- Idiom – Storm in a teacup
- Meaning – A small event that has been exaggerated out of proportion. A lot of fuss over a trivial matter. This expression is used when something has been blown out of proportion.
- This is a British English idiom. The American equivalent is Tempest in a teapot. A tempest is a violent storm.
- A similar idiom to this is Much ado about nothing. This expression can be used when you think someone is overreacting.
- There are lots of popular idioms about the weather. Here are some of our favourites:
- Four sheets to the wind – Very drunk.
- It never rains but it pours – This expression is used when a lot of bad things happen at the same time.
- On cloud nine – Extremely happy.
- Raining cats and dogs – Raining very heavily.
- Snowed under – Very busy with work.
- Storm out – Leave angrily.
- Take a rain check – To decline an invitation, but you would like to rearrange for a later date.
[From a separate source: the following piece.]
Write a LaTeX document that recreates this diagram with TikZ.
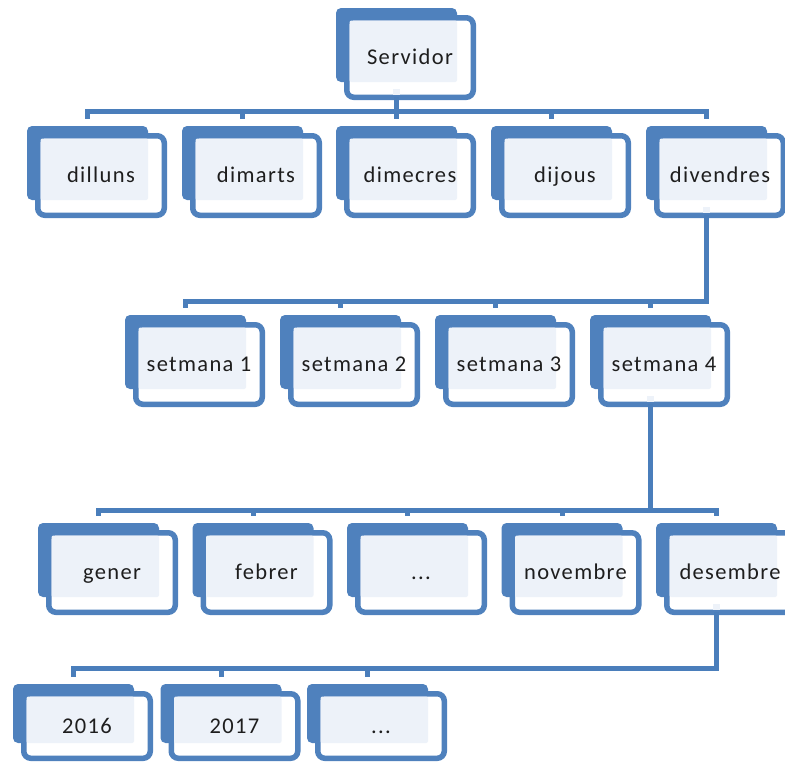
\documentclass[tikz,border=0pt]{standalone}
\usepackage{fontspec}
\setmainfont{Carlito}[LetterSpace=6.0]
\usetikzlibrary{calc}

\definecolor{boxblue}{HTML}{4F81BD}
\definecolor{linkblue}{HTML}{4A7EBB}
\definecolor{paleblue}{HTML}{EDF2F9}
\definecolor{inktext}{HTML}{1E1E1E}

% heights of the back (filled) and front (outlined) boxes
\newcommand\bh{74}
\newcommand\fh{79.5}

\tikzset{
  backbox/.style={fill=boxblue, rounded corners=5pt, minimum width=121pt,
    minimum height=\bh pt, inner sep=0pt, outer sep=0pt, anchor=north west},
  frontbox/.style={draw=boxblue, line width=5.5pt, fill=white, rounded corners=7pt,
    minimum width=126.5pt, minimum height=\fh pt, inner sep=0pt, outer sep=0pt,
    anchor=north west},
  lbl/.style={inner sep=0pt, anchor=base, text=inktext,
    font=\fontsize{22.5pt}{26pt}\selectfont},
  conn/.style={draw=linkblue, line width=5pt}
}

% one org-chart box: name, left, top, text
\newcommand\orgbox[4]{%
  \node[backbox] (#1-b) at (#2pt,-#3pt) {};
  \node[frontbox] (#1) at (#2pt+10.75pt,-#3pt-9.75pt) {};
  \fill[paleblue, rounded corners=2pt]
    ([shift={(2.75pt,-2.75pt)}]#1.north west) rectangle (#1-b.south east);
  \node[lbl] (#1-t) at ($(#1.center)+(0,-7pt)$) {#4};
}

% elbow connector: parent, child, height of the bus above the child
\newcommand\orglink[3]{%
  \draw[conn] (#1-b.south |- #1.south) |- ($(#2-b.north)+(0,#3pt)$)
    -- ($(#2-b.north)+(0,7pt)$);
}

% pale notch inside a parent box where its connector leaves
\newcommand\orgexit[1]{%
  \fill[paleblue] ($(#1-b.south |- #1.south)+(-3.5pt,2.75pt)$)
    rectangle ++(7pt,6pt);
}

\begin{document}
\begin{tikzpicture}
\useasboundingbox (0,0) rectangle (785pt,-763pt);
\clip (0,0) rectangle (785pt,-763pt);

% root
\orgbox{ser}{336}{8}{Servidor}

% days
\orgbox{dl}{27}{126}{dilluns}
\orgbox{dm}{182}{126}{dimarts}
\orgbox{dc}{336}{126}{dimecres}
\orgbox{dj}{491}{126}{dijous}
\orgbox{dv}{646}{126}{divendres}

% weeks
\orgbox{s1}{125}{315}{setmana 1}
\orgbox{s2}{280}{315}{setmana 2}
\orgbox{s3}{435}{315}{setmana 3}
\orgbox{s4}{590}{315}{setmana 4}

% months
\orgbox{m1}{38}{523}{gener}
\orgbox{m2}{192.5}{523}{febrer}
\orgbox{m3}{347}{523}{...}
\orgbox{m4}{501.5}{523}{novembre}
\orgbox{m5}{656}{523}{desembre}

% years (shorter boxes)
\renewcommand\bh{59}
\renewcommand\fh{64.5}
\orgbox{y1}{13}{684}{2016}
\orgbox{y2}{160.5}{684}{2017}
\orgbox{y3}{307}{684}{...}

% connectors
\foreach \p in {ser,dv,s4,m5} {\orgexit{\p}}
\foreach \c in {dl,dm,dc,dj,dv} {\orglink{ser}{\c}{15}}
\foreach \c in {s1,s2,s3,s4} {\orglink{dv}{\c}{14}}
\foreach \c in {m1,m2,m3,m4,m5} {\orglink{s4}{\c}{13}}
\foreach \c in {y1,y2,y3} {\orglink{m5}{\c}{16}}
\end{tikzpicture}
\end{document}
- Under the weather – To feel ill.
When could you use this idiom?
- If somebody is worrying about something that is not serious.
- When you think a person is making a big deal about a minor issue.
- If someone is upset about something trivial.
- “I don’t know why they are making such a big deal about the fight last night. It was just a storm in a teacup!”
- Is there an idiom like this in your country?
What is an idiom?
An idiom is a word or phrase that is not taken literally. An idiom is an expression that cannot be understood from the meanings of its individual words, but has a separate meaning of its own.